> [WHAT NEEDS TO BE DONE]: Each line below should be retyped exactly, with no pictures.

[Begin SUPPLIED INFORMATION]

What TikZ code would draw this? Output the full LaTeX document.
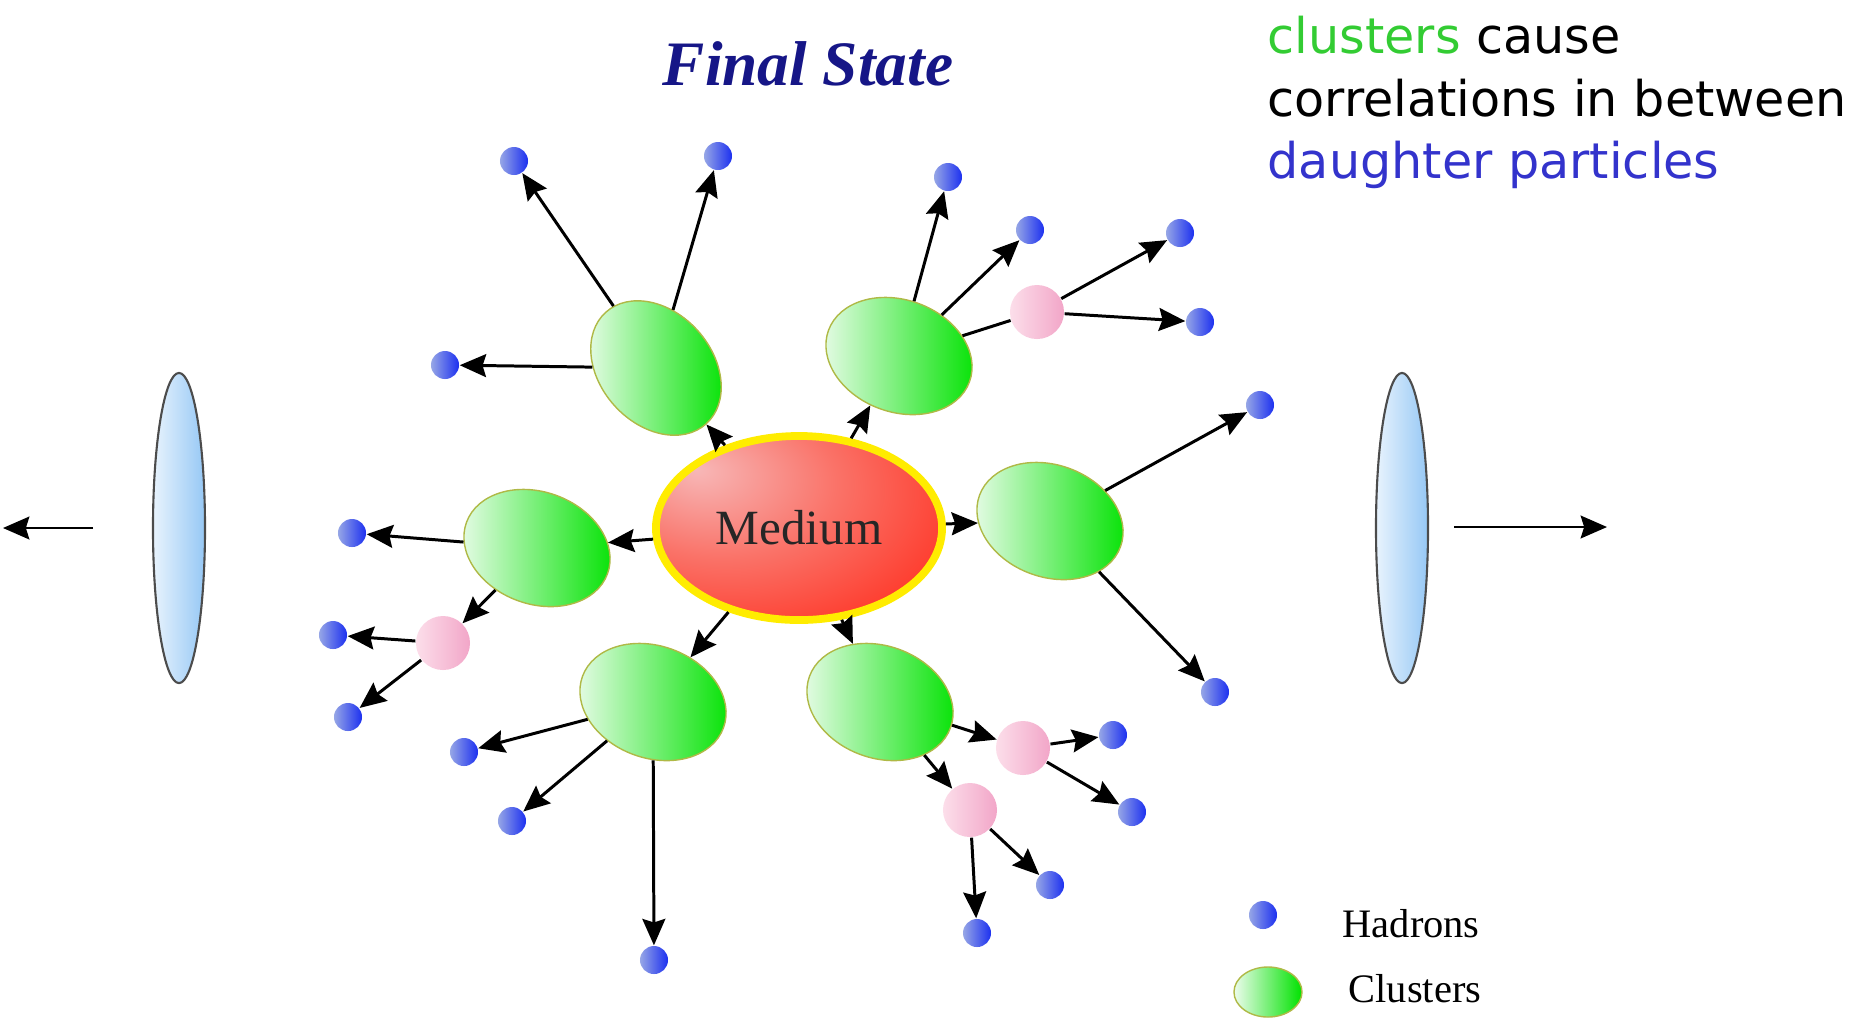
\documentclass[tikz,border=0pt]{standalone}
\usepackage{fontspec}
\setmainfont{Liberation Serif}
\newfontfamily\notefont{DejaVu Sans}
\usetikzlibrary{shapes.geometric,arrows.meta}

\definecolor{titleblue}{RGB}{22,22,135}
\definecolor{notegreen}{RGB}{51,204,51}
\definecolor{noteblue}{RGB}{51,51,204}
\definecolor{clgreen}{RGB}{0,226,0}
\definecolor{clpale}{RGB}{236,252,236}
\definecolor{cledge}{RGB}{175,185,70}
\definecolor{hadpale}{RGB}{150,166,230}
\definecolor{hadblue}{RGB}{28,48,240}
\definecolor{decpale}{RGB}{252,222,234}
\definecolor{decpink}{RGB}{242,166,200}
\definecolor{lenspale}{RGB}{232,243,253}
\definecolor{lensblue}{RGB}{150,200,245}
\definecolor{ringyellow}{RGB}{255,236,0}

\pgfdeclareradialshading{mediumshade}{\pgfpoint{-18bp}{16bp}}{rgb(0bp)=(0.97,0.72,0.72); rgb(20bp)=(0.98,0.45,0.41); rgb(42bp)=(1,0.19,0.13); rgb(80bp)=(1,0.15,0.1)}

\begin{document}
\begin{tikzpicture}[x = .01cm, y = .01cm,
  >={Stealth[length=7.5pt,width=6.5pt,inset=1pt]},
  cluster/.style = {ellipse, minimum width=1.5cm, minimum height=1.12cm, inner sep=0pt, draw=cledge, line width=.4pt, left color=clpale, right color=clgreen},
  hadron/.style = {circle, minimum size=.28cm, inner sep=0pt, left color=hadpale, right color=hadblue},
  decay/.style = {circle, minimum size=.54cm, inner sep=0pt, left color=decpale, right color=decpink},
  lens/.style = {ellipse, minimum width=.52cm, minimum height=3.1cm, inner sep=0pt, draw=black!70, line width=.6pt, left color=lenspale, right color=lensblue},
  flow/.style = {->, line width=.85pt}]
\useasboundingbox (0,0) rectangle (1866,-1020);

% titles
\node[font = \fontsize{18}{20}\selectfont\bfseries\itshape, text = titleblue, anchor = base] (title) at (808,-85) {Final State};
\node[font = \notefont\fontsize{14}{17}\selectfont, anchor = base west, inner sep = 0pt] (note1) at (1267,-53) {\textcolor{notegreen}{clusters} cause};
\node[font = \notefont\fontsize{14}{17}\selectfont, anchor = base west, inner sep = 0pt] (note2) at (1267,-116) {correlations in between};
\node[font = \notefont\fontsize{14}{17}\selectfont, anchor = base west, inner sep = 0pt, text = noteblue] (note3) at (1267,-178) {daughter particles};

% beams
\node[lens] (lensL) at (179,-528) {};
\node[lens] (lensR) at (1402,-528) {};
\coordinate (bL1) at (93,-528);
\coordinate (bL2) at (3,-528);
\coordinate (bR1) at (1454,-527);
\coordinate (bR2) at (1607,-527);
\draw[->, line width = .6pt] (bL1) -- (bL2);
\draw[->, line width = .6pt] (bR1) -- (bR2);

% medium and clusters
\node[ellipse, minimum width = 2.86cm, minimum height = 1.84cm, inner sep = 0pt, draw = ringyellow, line width = 2.2pt, shading = mediumshade, font = \fontsize{14}{16}\selectfont, text = black!85] (med) at (799,-528) {Medium};
\node[cluster, rotate = -48] (cUL) at (656,-368) {};
\node[cluster, rotate = -20] (cUR) at (899,-356) {};
\node[cluster, rotate = -20] (cL) at (537,-548) {};
\node[cluster, rotate = -20] (cR) at (1050,-521) {};
\node[cluster, rotate = -20] (cDL) at (653,-702) {};
\node[cluster, rotate = -20] (cDR) at (880,-702) {};

\node[decay] (pUR) at (1037,-312) {};
\node[decay] (pL) at (443,-643) {};
\node[decay] (pDR1) at (1023,-748) {};
\node[decay] (pDR2) at (970,-810) {};

\node[hadron] (hUL1) at (514,-161) {};
\node[hadron] (hUL2) at (718,-156) {};
\node[hadron] (hUL3) at (445,-365) {};
\node[hadron] (hUR1) at (948,-177) {};
\node[hadron] (hUR2) at (1030,-230) {};
\node[hadron] (hUR3) at (1180,-233) {};
\node[hadron] (hUR4) at (1200,-322) {};
\node[hadron] (hR1) at (1260,-405) {};
\node[hadron] (hR2) at (1215,-692) {};
\node[hadron] (hL1) at (352,-533) {};
\node[hadron] (hL2) at (333,-635) {};
\node[hadron] (hL3) at (348,-717) {};
\node[hadron] (hDL1) at (464,-752) {};
\node[hadron] (hDL2) at (512,-821) {};
\node[hadron] (hDL3) at (654,-960) {};
\node[hadron] (hDR1) at (1113,-735) {};
\node[hadron] (hDR2) at (1132,-812) {};
\node[hadron] (hDR3) at (1050,-885) {};
\node[hadron] (hDR4) at (977,-933) {};

\draw[flow] (med) -- (cUL);
\draw[flow] (med) -- (cUR);
\draw[flow] (med) -- (cL);
\draw[flow] (med) -- (cR);
\draw[flow] (med) -- (cDL);
\draw[flow] (med) -- (cDR);

\draw[flow] (cUL) -- (hUL1);
\draw[flow] (cUL) -- (hUL2);
\draw[flow] (cUL) -- (hUL3);
\draw[flow] (cUR) -- (hUR1);
\draw[flow] (cUR) -- (hUR2);
\draw[line width = .85pt] (cUR) -- (pUR);
\draw[flow] (pUR) -- (hUR3);
\draw[flow] (pUR) -- (hUR4);
\draw[flow] (cR) -- (hR1);
\draw[flow] (cR) -- (hR2);
\draw[flow] (cL) -- (hL1);
\draw[flow] (cL) -- (pL);
\draw[flow] (pL) -- (hL2);
\draw[flow] (pL) -- (hL3);
\draw[flow] (cDL) -- (hDL1);
\draw[flow] (cDL) -- (hDL2);
\draw[flow] (cDL) -- (hDL3);
\draw[flow] (cDR) -- (pDR1);
\draw[flow] (cDR) -- (pDR2);
\draw[flow] (pDR1) -- (hDR1);
\draw[flow] (pDR1) -- (hDR2);
\draw[flow] (pDR2) -- (hDR3);
\draw[flow] (pDR2) -- (hDR4);

% legend
\node[hadron] (hLeg) at (1263,-915) {};
\node[cluster, minimum width = .68cm, minimum height = .5cm] (cLeg) at (1268,-992) {};
\node[font = \fontsize{11.5}{13}\selectfont, anchor = base west, inner sep = 0pt] (hadLab) at (1342,-937) {Hadrons};
\node[font = \fontsize{11.5}{13}\selectfont, anchor = base west, inner sep = 0pt] (clusLab) at (1348,-1002) {Clusters};
\end{tikzpicture}
\end{document}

[End SUPPLIED INFORMATION]

> [EXERCISE SOLUTION]:
What TikZ code would draw this? Output the full LaTeX document.
\documentclass[tikz,border=0pt]{standalone}
\usepackage{fontspec}
\setmainfont{Liberation Serif}
\newfontfamily\notefont{DejaVu Sans}
\usetikzlibrary{shapes.geometric,arrows.meta}

\definecolor{titleblue}{RGB}{22,22,135}
\definecolor{notegreen}{RGB}{51,204,51}
\definecolor{noteblue}{RGB}{51,51,204}
\definecolor{clgreen}{RGB}{0,226,0}
\definecolor{clpale}{RGB}{236,252,236}
\definecolor{cledge}{RGB}{175,185,70}
\definecolor{hadpale}{RGB}{150,166,230}
\definecolor{hadblue}{RGB}{28,48,240}
\definecolor{decpale}{RGB}{252,222,234}
\definecolor{decpink}{RGB}{242,166,200}
\definecolor{lenspale}{RGB}{232,243,253}
\definecolor{lensblue}{RGB}{150,200,245}
\definecolor{ringyellow}{RGB}{255,236,0}

\pgfdeclareradialshading{mediumshade}{\pgfpoint{-18bp}{16bp}}{rgb(0bp)=(0.97,0.72,0.72); rgb(20bp)=(0.98,0.45,0.41); rgb(42bp)=(1,0.19,0.13); rgb(80bp)=(1,0.15,0.1)}

\begin{document}
\begin{tikzpicture}[x = .01cm, y = .01cm,
  >={Stealth[length=7.5pt,width=6.5pt,inset=1pt]},
  cluster/.style = {ellipse, minimum width=1.5cm, minimum height=1.12cm, inner sep=0pt, draw=cledge, line width=.4pt, left color=clpale, right color=clgreen},
  hadron/.style = {circle, minimum size=.28cm, inner sep=0pt, left color=hadpale, right color=hadblue},
  decay/.style = {circle, minimum size=.54cm, inner sep=0pt, left color=decpale, right color=decpink},
  lens/.style = {ellipse, minimum width=.52cm, minimum height=3.1cm, inner sep=0pt, draw=black!70, line width=.6pt, left color=lenspale, right color=lensblue},
  flow/.style = {->, line width=.85pt}]
\useasboundingbox (0,0) rectangle (1866,-1020);

% titles
\node[font = \fontsize{18}{20}\selectfont\bfseries\itshape, text = titleblue, anchor = base] (title) at (808,-85) {Final State};
\node[font = \notefont\fontsize{14}{17}\selectfont, anchor = base west, inner sep = 0pt] (note1) at (1267,-53) {\textcolor{notegreen}{clusters} cause};
\node[font = \notefont\fontsize{14}{17}\selectfont, anchor = base west, inner sep = 0pt] (note2) at (1267,-116) {correlations in between};
\node[font = \notefont\fontsize{14}{17}\selectfont, anchor = base west, inner sep = 0pt, text = noteblue] (note3) at (1267,-178) {daughter particles};

% beams
\node[lens] (lensL) at (179,-528) {};
\node[lens] (lensR) at (1402,-528) {};
\coordinate (bL1) at (93,-528);
\coordinate (bL2) at (3,-528);
\coordinate (bR1) at (1454,-527);
\coordinate (bR2) at (1607,-527);
\draw[->, line width = .6pt] (bL1) -- (bL2);
\draw[->, line width = .6pt] (bR1) -- (bR2);

% medium and clusters
\node[ellipse, minimum width = 2.86cm, minimum height = 1.84cm, inner sep = 0pt, draw = ringyellow, line width = 2.2pt, shading = mediumshade, font = \fontsize{14}{16}\selectfont, text = black!85] (med) at (799,-528) {Medium};
\node[cluster, rotate = -48] (cUL) at (656,-368) {};
\node[cluster, rotate = -20] (cUR) at (899,-356) {};
\node[cluster, rotate = -20] (cL) at (537,-548) {};
\node[cluster, rotate = -20] (cR) at (1050,-521) {};
\node[cluster, rotate = -20] (cDL) at (653,-702) {};
\node[cluster, rotate = -20] (cDR) at (880,-702) {};

\node[decay] (pUR) at (1037,-312) {};
\node[decay] (pL) at (443,-643) {};
\node[decay] (pDR1) at (1023,-748) {};
\node[decay] (pDR2) at (970,-810) {};

\node[hadron] (hUL1) at (514,-161) {};
\node[hadron] (hUL2) at (718,-156) {};
\node[hadron] (hUL3) at (445,-365) {};
\node[hadron] (hUR1) at (948,-177) {};
\node[hadron] (hUR2) at (1030,-230) {};
\node[hadron] (hUR3) at (1180,-233) {};
\node[hadron] (hUR4) at (1200,-322) {};
\node[hadron] (hR1) at (1260,-405) {};
\node[hadron] (hR2) at (1215,-692) {};
\node[hadron] (hL1) at (352,-533) {};
\node[hadron] (hL2) at (333,-635) {};
\node[hadron] (hL3) at (348,-717) {};
\node[hadron] (hDL1) at (464,-752) {};
\node[hadron] (hDL2) at (512,-821) {};
\node[hadron] (hDL3) at (654,-960) {};
\node[hadron] (hDR1) at (1113,-735) {};
\node[hadron] (hDR2) at (1132,-812) {};
\node[hadron] (hDR3) at (1050,-885) {};
\node[hadron] (hDR4) at (977,-933) {};

\draw[flow] (med) -- (cUL);
\draw[flow] (med) -- (cUR);
\draw[flow] (med) -- (cL);
\draw[flow] (med) -- (cR);
\draw[flow] (med) -- (cDL);
\draw[flow] (med) -- (cDR);

\draw[flow] (cUL) -- (hUL1);
\draw[flow] (cUL) -- (hUL2);
\draw[flow] (cUL) -- (hUL3);
\draw[flow] (cUR) -- (hUR1);
\draw[flow] (cUR) -- (hUR2);
\draw[line width = .85pt] (cUR) -- (pUR);
\draw[flow] (pUR) -- (hUR3);
\draw[flow] (pUR) -- (hUR4);
\draw[flow] (cR) -- (hR1);
\draw[flow] (cR) -- (hR2);
\draw[flow] (cL) -- (hL1);
\draw[flow] (cL) -- (pL);
\draw[flow] (pL) -- (hL2);
\draw[flow] (pL) -- (hL3);
\draw[flow] (cDL) -- (hDL1);
\draw[flow] (cDL) -- (hDL2);
\draw[flow] (cDL) -- (hDL3);
\draw[flow] (cDR) -- (pDR1);
\draw[flow] (cDR) -- (pDR2);
\draw[flow] (pDR1) -- (hDR1);
\draw[flow] (pDR1) -- (hDR2);
\draw[flow] (pDR2) -- (hDR3);
\draw[flow] (pDR2) -- (hDR4);

% legend
\node[hadron] (hLeg) at (1263,-915) {};
\node[cluster, minimum width = .68cm, minimum height = .5cm] (cLeg) at (1268,-992) {};
\node[font = \fontsize{11.5}{13}\selectfont, anchor = base west, inner sep = 0pt] (hadLab) at (1342,-937) {Hadrons};
\node[font = \fontsize{11.5}{13}\selectfont, anchor = base west, inner sep = 0pt] (clusLab) at (1348,-1002) {Clusters};
\end{tikzpicture}
\end{document}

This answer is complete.